When I was very young, Nanay and I went to Malibay, Pasay, where she grew up, and while we were walking, I asked her, “Where are we going?” and she answered, “We’re going to Canita.” Canita was her half-sister. Back then, I thought I heard her say “Juanita” instead of “Canita,” and I felt very excited because I thought we were going to see Juanita, that character which Rosemary Sonora played in that old movie. So, I asked her, “Are we going to see Juanita Banana?” I forgot whether she found it funny or whatever.

I guess that’s one of the benefits of growing up in a world that was slow to change. There is wonder in your head, with only just a small percentage of your daily life concerned with the latest that has happened with the rest of the world, or with what’s in and out in trends and fashion. I mean, my goodness, there has got to be a better way to live than being “in the mode” all the time.

I guess you can say that it’s just me getting old. I’d counter that by saying it’s just me gaining sense. Or having gained enough perspective in life to arrange it in the compartments of my mind and deciding which ones make sense and which ones can be considered garbage.

Last night, my college friends and I had a get-together. We did karaoke and sang old songs and we had a good time. Making friends and keeping friends make sense. And keeping them to just a few people make sense, too. One does the talking, one does the listening, one does the funny stuff, and one keeps it together, and so on.

And it was very special not because of what words were said or what gestures were exchanged, but rather, all the time that these were happening, you feel special.
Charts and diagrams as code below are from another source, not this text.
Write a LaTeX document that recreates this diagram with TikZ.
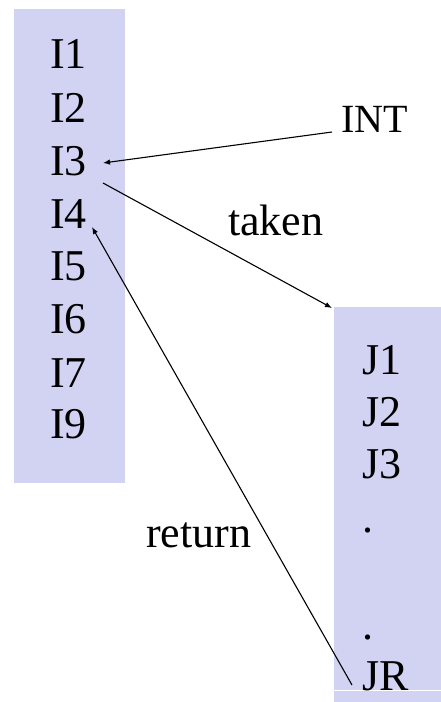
\documentclass[tikz,border=0pt]{standalone}
\usepackage{fontspec}
\setmainfont{Liberation Serif}
\usetikzlibrary{arrows.meta}
\definecolor{boxfill}{RGB}{210,210,242}
\begin{document}
\begin{tikzpicture}[x=1pt,y=-1pt,
  lbl/.style={anchor=base west,inner sep=0pt,font=\fontsize{44}{53}\selectfont},
  col/.style={fill=boxfill,draw=none},
  conn/.style={line width=1.1pt,-{Latex[length=7pt,width=5.5pt]}}]
\useasboundingbox (0,0) rectangle (441,702);
% boxes
\path[col] (14,9) rectangle (125,483);
\path[col] (334,307) rectangle (441,702);
\draw[white,line width=1pt] (334,690) -- (441,690);
% left column
\node[lbl] (i1) at (50,68) {I1};
\node[lbl] (i2) at (50,122) {I2};
\node[lbl] (i3) at (50,175) {I3};
\node[lbl] (i4) at (50,228) {I4};
\node[lbl] (i5) at (50,280) {I5};
\node[lbl] (i6) at (50,333) {I6};
\node[lbl] (i7) at (50,387) {I7};
\node[lbl] (i9) at (50,438) {I9};
% right column
\node[lbl] (j1) at (362,374) {J1};
\node[lbl] (j2) at (362,426) {J2};
\node[lbl] (j3) at (362,478) {J3};
\node[lbl] (d1) at (362,532) {.};
\node[lbl] (d2) at (362,639) {.};
\node[lbl] (jr) at (362,690) {JR};
% labels
\node[lbl,font=\fontsize{40}{48}\selectfont] (int) at (341,132) {INT};
\node[lbl] (taken) at (228,235) {taken};
\node[lbl] (ret) at (146,547) {return};
% connector endpoints
\coordinate (intS) at (332,132);
\coordinate (i3E) at (103,163);
\coordinate (i3S) at (103,183);
\coordinate (jTop) at (332,308);
\coordinate (jrS) at (352,685);
\coordinate (i4E) at (92,227);
\draw[conn] (intS) -- (i3E);
\draw[conn] (i3S) -- (jTop);
\draw[conn] (jrS) -- (i4E);
\end{tikzpicture}
\end{document}
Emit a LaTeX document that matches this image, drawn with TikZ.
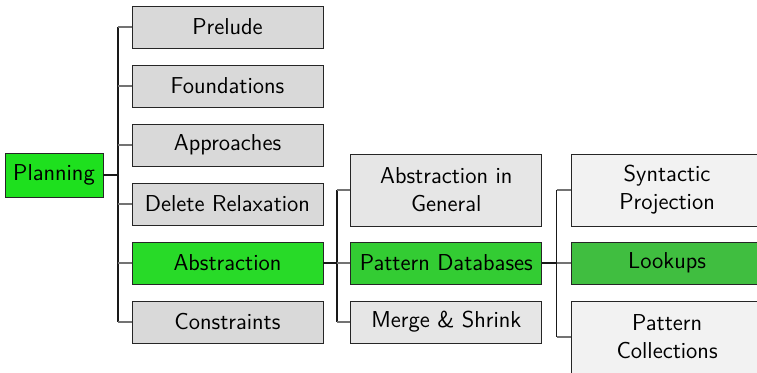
\documentclass[tikz,border=0pt]{standalone}
\usetikzlibrary{positioning}
\definecolor{rootgreen}{RGB}{30,224,30}
\definecolor{greenone}{RGB}{40,218,40}
\definecolor{greentwo}{RGB}{51,204,51}
\definecolor{greenthree}{RGB}{64,190,64}
\definecolor{grayone}{RGB}{217,217,217}
\definecolor{graytwo}{RGB}{230,230,230}
\definecolor{graythree}{RGB}{242,242,242}
\tikzset{%
  topic/.style={rectangle, draw=black!85, font=\sffamily\fontsize{11.5}{14}\selectfont, align=center, minimum width=95.5pt, minimum height=21pt, inner sep=2pt},
  twoline/.style={topic, minimum height=36pt},
  rootblock/.style={topic, fill=rootgreen, minimum width=49pt, minimum height=22pt},
  lightone/.style={topic, fill=grayone},
  lighttwo/.style={topic, fill=graytwo},
  lightthree/.style={topic, fill=graythree},
  trunk/.style={draw, black!90, line width=0.6pt},
  branch/.style={draw, black!55, line width=0.6pt}}

\begin{document}
\begin{tikzpicture}
    \useasboundingbox (0,0) rectangle (378.5pt,-186pt);
    % Root
    \node (planning) [rootblock] at (27pt,-87.5pt) {Planning};
    % First level
    \node (prelude) [lightone] at (113.75pt,-13.5pt) {Prelude};
    \node (foundations) [lightone, below=8.1pt of prelude] {Foundations};
    \node (approaches) [lightone, below=8.1pt of foundations] {Approaches};
    \node (delrelax) [lightone, below=8.1pt of approaches] {Delete Relaxation};
    \node (abstraction) [lightone, fill=greenone, below=8.1pt of delrelax] {Abstraction};
    \node (constraints) [lightone, below=8.1pt of abstraction] {Constraints};
    % Second level
    \node (patterndb) [lighttwo, fill=greentwo, right=13.5pt of abstraction] {Pattern Databases};
    \node (absgeneral) [lighttwo, twoline, above=7.6pt of patterndb] {Abstraction in\\General};
    \node (mergeshrink) [lighttwo, below=8.1pt of patterndb] {Merge \& Shrink};
    % Third level
    \node (lookups) [lightthree, fill=greenthree, right=14.5pt of patterndb] {Lookups};
    \node (syntproj) [lightthree, twoline, above=7.6pt of lookups] {Syntactic\\Projection};
    \node (patcoll) [lightthree, twoline, below=8.1pt of lookups] {Pattern\\Collections};
    % Connectors
    \draw[trunk] (planning.east) -- ++(7.25pt,0) coordinate (trunkone);
    \draw[trunk] (trunkone |- prelude) -- (trunkone |- constraints);
    \foreach \child in {prelude, foundations, approaches, delrelax, abstraction, constraints}
      \draw[branch] (trunkone |- \child) -- (\child.west);
    \draw[trunk] (abstraction.east) -- ++(6.75pt,0) coordinate (trunktwo);
    \draw[trunk] (trunktwo |- absgeneral) -- (trunktwo |- mergeshrink);
    \foreach \child in {absgeneral, patterndb, mergeshrink}
      \draw[branch] (trunktwo |- \child) -- (\child.west);
    \draw[trunk] (patterndb.east) -- ++(7.25pt,0) coordinate (trunkthree);
    \draw[trunk] (trunkthree |- syntproj) -- (trunkthree |- patcoll);
    \foreach \child in {syntproj, lookups, patcoll}
      \draw[branch] (trunkthree |- \child) -- (\child.west);
\end{tikzpicture}
\end{document}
You feel privileged being in such a company.

And when you look back on these things, what else do you remember? What else do you treasure in your heart? The rest would just be “enhancers.” Like those unruly Koreans who were fighting among themselves in the parking lot when we were leaving the karaoke house. Thanks to them, my friends and I were even more “together—with them being the “enemies”— and it made the night even more special.

Monday, July 2, 2012

Neighbor talk


(excerpt  from my journal entry dated January 21, 2012, a Saturday)

It’s almost 12 noon. Just like yesterday, I opted to write here later in the day (instead of in the morning) and finish up first all that needed to be done around the house. That includes the chores and giving Tatay a bath, and then taking a bath myself (because I didn’t take a bath yesterday; I also didn’t brush my teeth at all yesterday—these things I find so trivial, I think it would help if I did them while in a trance).
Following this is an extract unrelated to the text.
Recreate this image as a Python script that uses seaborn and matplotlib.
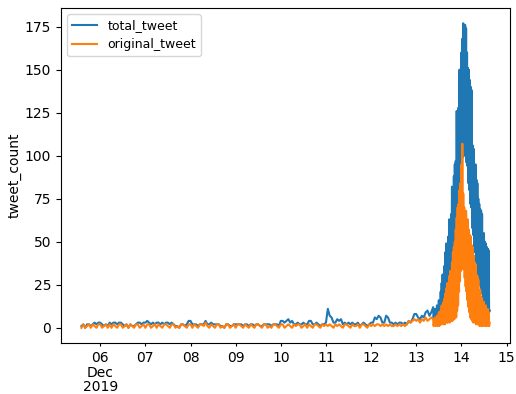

Anyway, I was in the backyard earlier. I had just finished watering the plants and feeding the fish and our mascot, the rooster, and together with Kuya Jing (who was sweeping the fallen leaves) and the kids, we were enjoying ourselves when, suddenly, something splashed on our roof and it smelled of liquor.
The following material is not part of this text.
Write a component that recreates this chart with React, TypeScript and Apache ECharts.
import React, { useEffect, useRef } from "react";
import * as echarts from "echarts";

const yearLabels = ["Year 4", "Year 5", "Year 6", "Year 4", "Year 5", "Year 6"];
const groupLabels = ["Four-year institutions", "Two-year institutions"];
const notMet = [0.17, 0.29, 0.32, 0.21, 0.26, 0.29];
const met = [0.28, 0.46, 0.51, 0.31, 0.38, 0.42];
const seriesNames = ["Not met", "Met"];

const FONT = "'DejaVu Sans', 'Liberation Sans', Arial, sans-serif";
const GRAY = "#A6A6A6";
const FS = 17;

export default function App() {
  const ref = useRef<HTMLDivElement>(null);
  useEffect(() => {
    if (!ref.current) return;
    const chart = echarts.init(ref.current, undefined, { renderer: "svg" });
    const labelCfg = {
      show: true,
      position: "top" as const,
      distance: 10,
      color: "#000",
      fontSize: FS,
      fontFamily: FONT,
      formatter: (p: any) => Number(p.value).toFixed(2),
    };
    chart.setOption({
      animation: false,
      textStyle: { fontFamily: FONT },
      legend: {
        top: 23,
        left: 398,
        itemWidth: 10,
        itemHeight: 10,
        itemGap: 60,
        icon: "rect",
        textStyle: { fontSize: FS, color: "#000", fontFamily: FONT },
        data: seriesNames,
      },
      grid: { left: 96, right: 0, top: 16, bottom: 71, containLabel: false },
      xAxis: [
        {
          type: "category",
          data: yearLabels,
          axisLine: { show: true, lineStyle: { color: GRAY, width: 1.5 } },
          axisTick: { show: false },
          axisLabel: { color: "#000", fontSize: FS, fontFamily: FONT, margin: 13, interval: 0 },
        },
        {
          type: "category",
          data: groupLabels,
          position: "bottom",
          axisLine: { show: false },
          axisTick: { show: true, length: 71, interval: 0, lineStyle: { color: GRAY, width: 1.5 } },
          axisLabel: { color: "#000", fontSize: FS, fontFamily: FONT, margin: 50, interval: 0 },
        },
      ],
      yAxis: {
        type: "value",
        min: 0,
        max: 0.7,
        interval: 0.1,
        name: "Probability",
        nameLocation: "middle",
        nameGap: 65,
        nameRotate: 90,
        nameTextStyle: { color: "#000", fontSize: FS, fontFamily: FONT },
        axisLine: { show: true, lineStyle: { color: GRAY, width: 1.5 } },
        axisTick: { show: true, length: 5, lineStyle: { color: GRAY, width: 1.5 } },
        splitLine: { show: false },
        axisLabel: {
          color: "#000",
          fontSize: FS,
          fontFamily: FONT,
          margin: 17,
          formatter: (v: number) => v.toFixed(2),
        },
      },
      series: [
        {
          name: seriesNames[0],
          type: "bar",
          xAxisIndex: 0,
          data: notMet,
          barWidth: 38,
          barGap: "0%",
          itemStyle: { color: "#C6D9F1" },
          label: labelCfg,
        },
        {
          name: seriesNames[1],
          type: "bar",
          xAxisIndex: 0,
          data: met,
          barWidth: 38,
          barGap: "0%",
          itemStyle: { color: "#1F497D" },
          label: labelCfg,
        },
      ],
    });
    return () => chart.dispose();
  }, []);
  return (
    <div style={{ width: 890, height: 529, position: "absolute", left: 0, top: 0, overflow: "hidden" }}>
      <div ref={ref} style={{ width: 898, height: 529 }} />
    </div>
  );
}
I got so pissed that I walked up to the edge of our yard, to the fence bordering our place and the next-door neighbors (who live in two-story apartments) and launched a “piss” talk on them—whoever they were who were on the other side of the fence who could hear me and who must have thrown the liquor on our roof.

I could hear voices on the other side, but I couldn’t see them because the fence was rather high (which should have been higher to make up a firewall, so says the law which maintains that if a house or structure is set on the edge of a property line, a firewall should isolate it from the next property—or something to that effect). But then the fence is not high enough to isolate from us those who occupy the second floor units, and so they can easily throw their crap on our roof from their windows, albeit without impunity* (I’ll check later what “impunity” means).

Anyway, I could hear one of them on the other side “answering” me back (albeit in a very low tone, more like muttering, as if he did not intend for me to hear his words), his point being that the leaves that fall from our trees also litter their side of the fence. Whoa! Tu quoque, eh? I answered him back (loudly, that is). I told him that if it happens that our trees “litter” their side of the fence, then it is still THEIR fault for not building a high-enough firewall to separate the two properties.

I was so pissed that I called them “Baboy!” (pigs) because if you’d climb up our roof, you’d also find used cotton buds, candy wrappers, cigarette butts and (one time) a used sanitary napkin, which apparently people from their side threw onto our roof.

Finally, the guy on the other side climbed up the fence, probably just to take a peek at who he was dealing with. But when he saw my face, he immediately climbed back down. But it was already too late for him because we had already made eye contact, and I had on this “yeah-I’m-talking-to-you!” glare in my eyes. 

And so, I shot at him, “Kayo ba yung nagtapon ng alak dito sa bubungan namin?!” [Did you just throw liquor on our roof?!] And he answered, “Hindi po kami ‘yun; sa taas po yun….” [It wasn’t us; it came from the rooftop….].

"E ‘yung mga cotton buds na nakakalat sa bubong namin?!” [What about the used cotton buds scattered on our roof?!] I shot back at him. He answered, “Hindi po kami nagtatapon ng cotton buds dyan….” [We don’t throw used cotton buds there….].

At this, I concluded the confrontation in a very loud threatening voice: “Siguraduhin n’yo lang!” [Just make sure you don’t!]. And that was it. Short and sweet.

Now I have to include in our budget fencing materials (hollow blocks, cement, metal rods, wire, etc.) so that I can make the existing fence higher so as to function like a firewall. That would mean they won’t have windows to our property, ergo, no window at all from which they could throw their trash onto our roof, and through which no more light and air can come in to their house.

Of course I will have to think this through because light and air are basic to conducive living, and I don’t think I’m the type to go out of my way to cause anyone such a discomfort. Besides, it would cost us extra.

My sister is agreeable to it, saying it is high time that we do it. But I’ll still think about it.

Last night, I stumbled on a Facebook page that evaluates people’s Facebook profiles and then, just for fun, revealing what people were in their past life. They came up with mine. They said that in my past life, I was a bitch. Ahehe. I guess that explains a lot. Chapter!


*impunity - (noun) exemption from punishment; immunity from detrimental effects, as of an action.